Under legislation governing the rematch between Prime Minister Viktor Yanukovych and opposition leader Viktor Yushchenko set for Dec. 26, all ballots were to be printed by Ukraine's national mint to protect against fraud. But after election officials announced that the mint could not finish the job on schedule, parliament passed a law Tuesday authorizing a second plant to print ballots. Kuchma said he was willing to sign the bill, but only in his own office after the lifting of a blockade by pro-Yushchenko protesters.
The protesters have demanded that Kuchma accept an earlier parliamentary decision dismissing Yanukovych from office, which he has refused to do. Some have said they do not want to lift the blockade
until Yushchenko wins the election, as they expect, and is
inaugurated, so that the current administration cannot remove
documents that might provide evidence of corruption or other crimes.
Yushchenko does not fully control the protesters, who are organized
primarily by the student activist group Pora.
While campaigning in the eastern city of Kharkiv on Friday,
Yushchenko said that Kuchma's failure to sign the bill threatened to
disrupt the revote, the Russian news agency Itar-Tass reported. At a
news conference Thursday, Yushchenko had said that, "according to my
information, the major task of the Yanukovych team is to make the Dec.
26 election invalid, to make it not happen." Kuchma's failure to
promptly sign the law shows he "does not strongly desire to have the
election on Dec. 26," he added.
The balloting was set by Ukraine's Supreme Court when it ruled that
a Nov. 21 runoff vote in the presidential race, narrowly won by
Yanukovych, was invalid due to fraud. The court and parliament acted
under the pressure of massive rallies, some drawing more than 100,000
protesters, that were held for 17 consecutive days in central Kiev to
back Yushchenko's claim to be the real winner.
In parliament Friday, Mykola Tomenko, a leading member of
Yushchenko's party, said the opposition may strike back at Kuchma by
trying to oust him from the presidency before the revote, on the
grounds that his five-year term expired early this month. "Today
Kuchma and his team are doing everything not to allow the revote,"

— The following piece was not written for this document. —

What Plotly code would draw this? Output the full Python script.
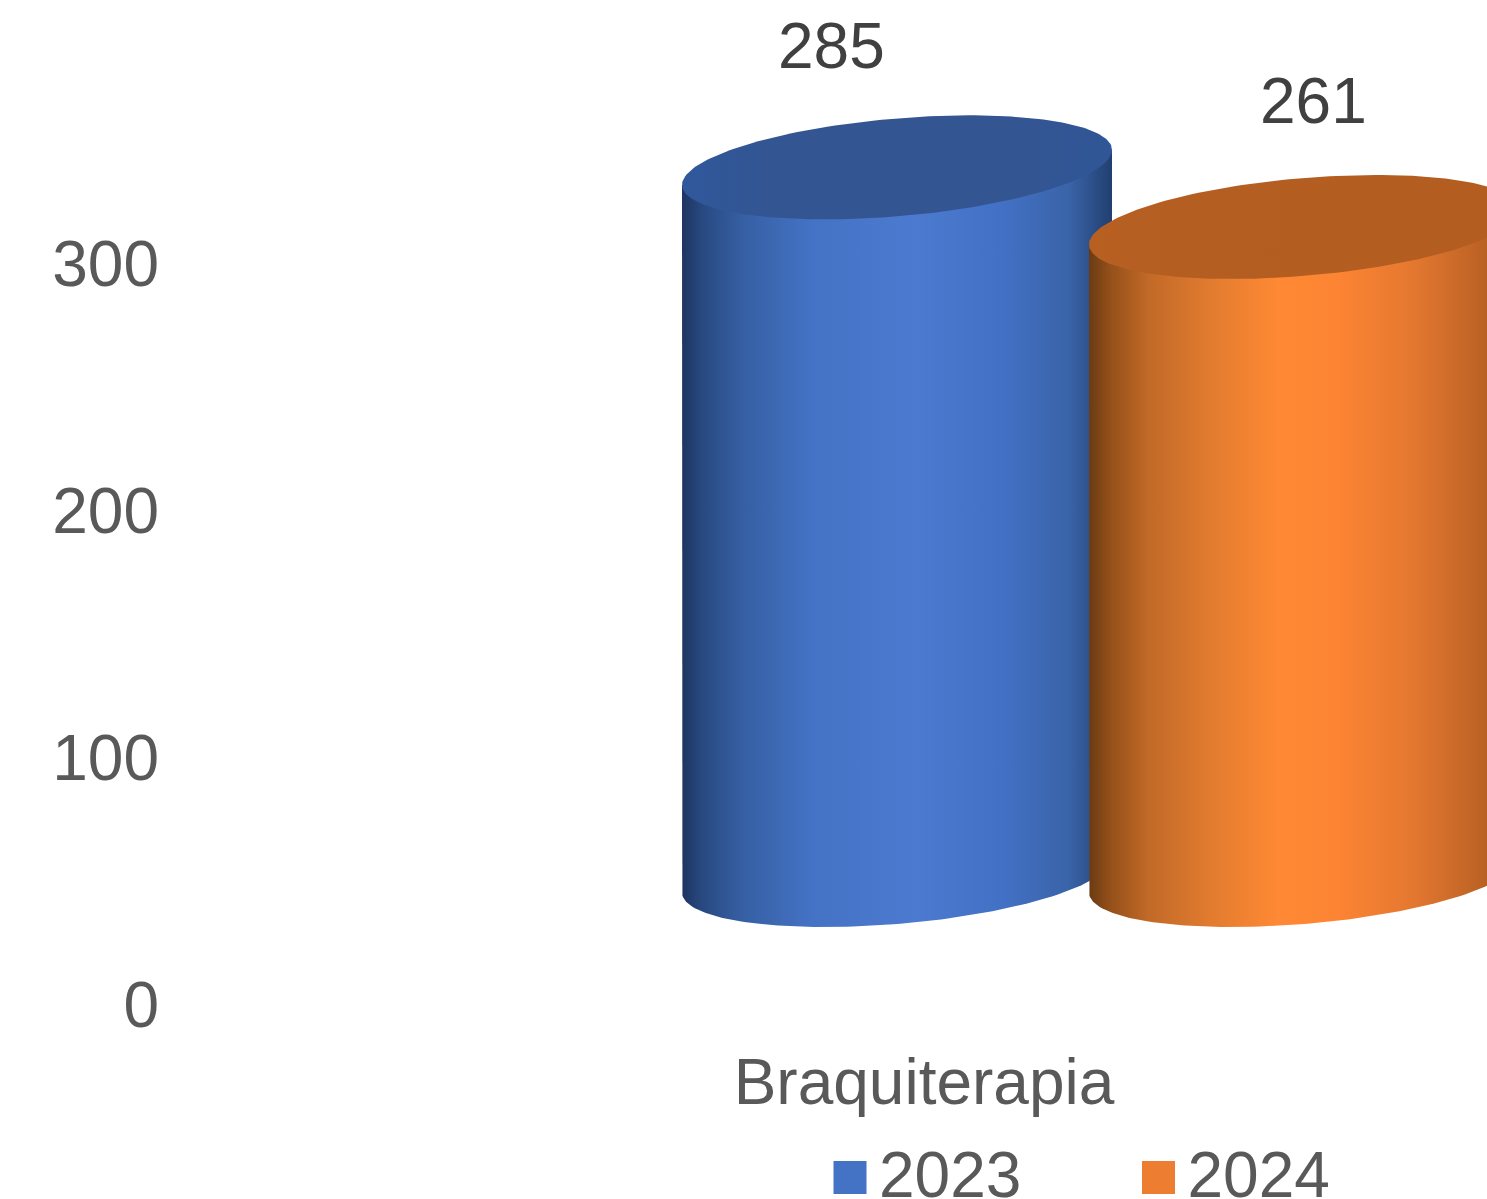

Tomenko said. He called on the Central Election Commission to print
ballots without waiting for the president's signature.

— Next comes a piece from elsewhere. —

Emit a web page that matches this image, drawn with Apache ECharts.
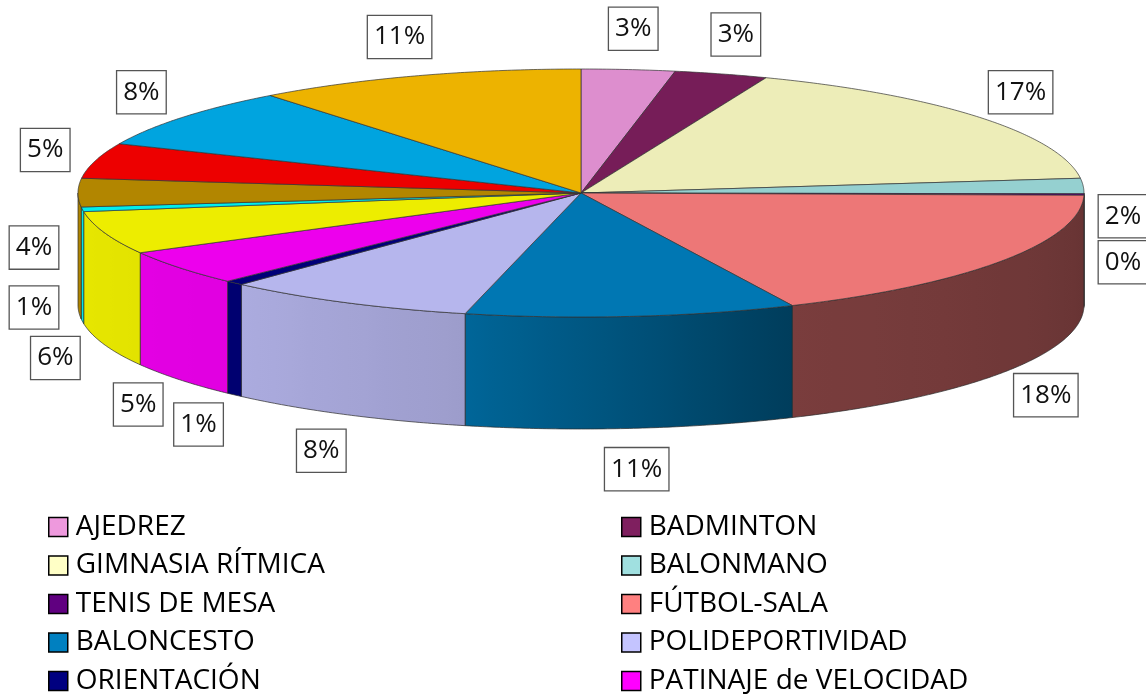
<!DOCTYPE html>
<html><head><meta charset="utf-8">
<script src="https://cdn.jsdelivr.net/npm/echarts@6/dist/echarts.min.js"></script>
<style>html,body{margin:0;padding:0;background:#fff}#c{width:1146px;height:695px}</style>
</head><body><div id="c"></div>
<script>
// ---- data ----
const categories = ['AJEDREZ','BADMINTON','GIMNASIA RÍTMICA','BALONMANO','TENIS DE MESA','FÚTBOL-SALA','BALONCESTO','POLIDEPORTIVIDAD','ORIENTACIÓN','PATINAJE de VELOCIDAD','ATLETISMO','NATACIÓN','JUDO','TENIS','VOLEIBOL','FÚTBOL'];
const values = [3.0,3.0,17.1,2.0,0.2,17.8,10.6,8.1,0.6,4.6,5.6,0.6,3.7,4.6,7.9,10.6];
const colors = ['#EE99DD','#7F1F5F','#FFFFC6','#A0E0E0','#600080','#FF8080','#0080C0','#C4C4FF','#000080','#FF00FF','#FFFF00','#00FFFF','#BF9000','#FF0000','#00B0F0','#FFC000'];
const legendLeft = ['AJEDREZ','GIMNASIA RÍTMICA','TENIS DE MESA','BALONCESTO','ORIENTACIÓN'];
const legendRight = ['BADMINTON','BALONMANO','FÚTBOL-SALA','POLIDEPORTIVIDAD','PATINAJE de VELOCIDAD'];

// ---- geometry / style ----
const G = {cx:581, cy:193, rx:503, ry:124, depth:112};
const LBL = {Rx:555, Ry:165, h:42, font:'26px "Open Sans"'};
const total = values.reduce((a,b)=>a+b,0);
const starts=[], ends=[];
let acc=0;
values.forEach(v=>{starts.push(acc/total*360); acc+=v; ends.push(acc/total*360);});
function pt(deg, dy){const r=deg*Math.PI/180; return [G.cx+G.rx*Math.sin(r), G.cy-G.ry*Math.cos(r)+(dy||0)];}
function shade(hex,f){const n=parseInt(hex.slice(1),16);
  const r=Math.min(255,Math.round(((n>>16)&255)*f)), g=Math.min(255,Math.round(((n>>8)&255)*f)), b=Math.min(255,Math.round((n&255)*f));
  return 'rgb('+r+','+g+','+b+')';}
const wallTable=[[90,0.40],[156,0.48],[194,0.80],[225,0.88],[270,0.91]];
function wallFactor(t){
  if(t<=wallTable[0][0]) return wallTable[0][1];
  for(let i=1;i<wallTable.length;i++){
    if(t<=wallTable[i][0]){const a=wallTable[i-1], b=wallTable[i]; return a[1]+(b[1]-a[1])*(t-a[0])/(b[0]-a[0]);}
  }
  return wallTable[wallTable.length-1][1];
}

// ---- label layout (derived from the data angles) ----
const labels = values.map((v,i)=>{
  const mid=(starts[i]+ends[i])/2, r=mid*Math.PI/180;
  const txt=Math.round(v/total*100)+'%';
  const w=12+txt.length*16;
  const c=Math.cos(r);
  const dF=Math.max(0,Math.min(1,0.5-c*2.5));
  let x=G.cx+LBL.Rx*Math.sin(r), y=G.cy-LBL.Ry*c+G.depth*dF;
  return {txt,x,y,w,h:LBL.h};
});
labels.forEach(l=>{l.x=Math.max(l.w/2+12,Math.min(1146-l.w/2-1,l.x));});
for(let it=0;it<60;it++){
  for(let a=0;a<labels.length;a++)for(let b=a+1;b<labels.length;b++){
    const A=labels[a],B=labels[b];
    const ox=(A.w+B.w)/2+2-Math.abs(A.x-B.x), need=46, oy=need-Math.abs(A.y-B.y);
    if(ox>0&&oy>0){const s=(A.y<=B.y)?1:-1; A.y-=s*oy/2; B.y+=s*oy/2;}
  }
}

function renderSlice(i){
  return function(params, api){
    const children=[];
    const a1=starts[i], a2=ends[i];
    const w1=Math.max(a1,90), w2=Math.min(a2,270);
    if(w2>w1){
      const n=Math.max(2,Math.ceil((w2-w1)/0.5));
      const pts=[];
      for(let k=0;k<=n;k++) pts.push(pt(w1+(w2-w1)*k/n));
      for(let k=n;k>=0;k--) pts.push(pt(w1+(w2-w1)*k/n,G.depth));
      const xa=pt(w1)[0], xb=pt(w2)[0];
      const xmin=Math.min(xa,xb), xmax=Math.max(xa,xb);
      let fill;
      if(xmax-xmin<1){fill=shade(colors[i],wallFactor((w1+w2)/2));}
      else{
        const stops=[];
        const m=12;
        for(let k=0;k<=m;k++){const t=w2-(w2-w1)*k/m; stops.push({offset:Math.max(0,Math.min(1,(pt(t)[0]-xmin)/(xmax-xmin))),color:shade(colors[i],wallFactor(t))});}
        stops.sort((p,q)=>p.offset-q.offset);
        fill=new echarts.graphic.LinearGradient(0,0,1,0,stops);
      }
      children.push({type:'polygon',shape:{points:pts},style:{fill:fill,stroke:'#2a2a2a',lineWidth:0.7},z2:1});
    }
    const n2=Math.max(2,Math.ceil((a2-a1)/0.5));
    const tp=[[G.cx,G.cy]];
    for(let k=0;k<=n2;k++) tp.push(pt(a1+(a2-a1)*k/n2));
    children.push({type:'polygon',shape:{points:tp},style:{fill:shade(colors[i],0.93),stroke:'#333',lineWidth:0.7},z2:2});
    const L=labels[i];
    children.push({type:'text',z2:10,style:{text:L.txt,x:L.x,y:L.y,align:'center',verticalAlign:'middle',font:LBL.font,fill:'#111',lineHeight:31,
      backgroundColor:'#fff',borderColor:'#555',borderWidth:1.3,padding:[6,6,5,6]}});
    return {type:'group',children:children};
  };
}

const series = categories.map((name,i)=>({
  type:'custom', name:name, coordinateSystem:'none', data:[[i]],
  itemStyle:{color:colors[i]}, silent:true, animation:false,
  renderItem: renderSlice(i)
}));

const legendCommon = {orient:'vertical', top:512, height:260, itemWidth:19, itemHeight:19, itemGap:8.5, icon:'rect', selectedMode:false, padding:0,
  itemStyle:{borderColor:'#000',borderWidth:1.5},
  textStyle:{fontFamily:'Open Sans',fontSize:28,color:'#000',lineHeight:30,padding:[0,0,0,3]}};

const chart = echarts.init(document.getElementById('c'), null, {renderer:'canvas'});
chart.setOption({
  backgroundColor:'#fff',
  animation:false,
  legend:[Object.assign({left:48, data:legendLeft}, legendCommon), Object.assign({left:621, data:legendRight}, legendCommon)],
  series: series
});
</script></body></html>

Estimates of how many ballots the national mint will be able to print vary wildly. Itar-Tass said that the mint would be able to print only about 10 million of the 38 million ballots needed. But Central Election Commission Chairman Yaroslav Davydovych, who said earlier this week that only about half the ballots could be printed, expressed more confidence on Friday. The national mint was working "steadily 24 hours a day," he told reporters. People trying to solve the problem "are now working extremely hard. They'll make the impossible possible."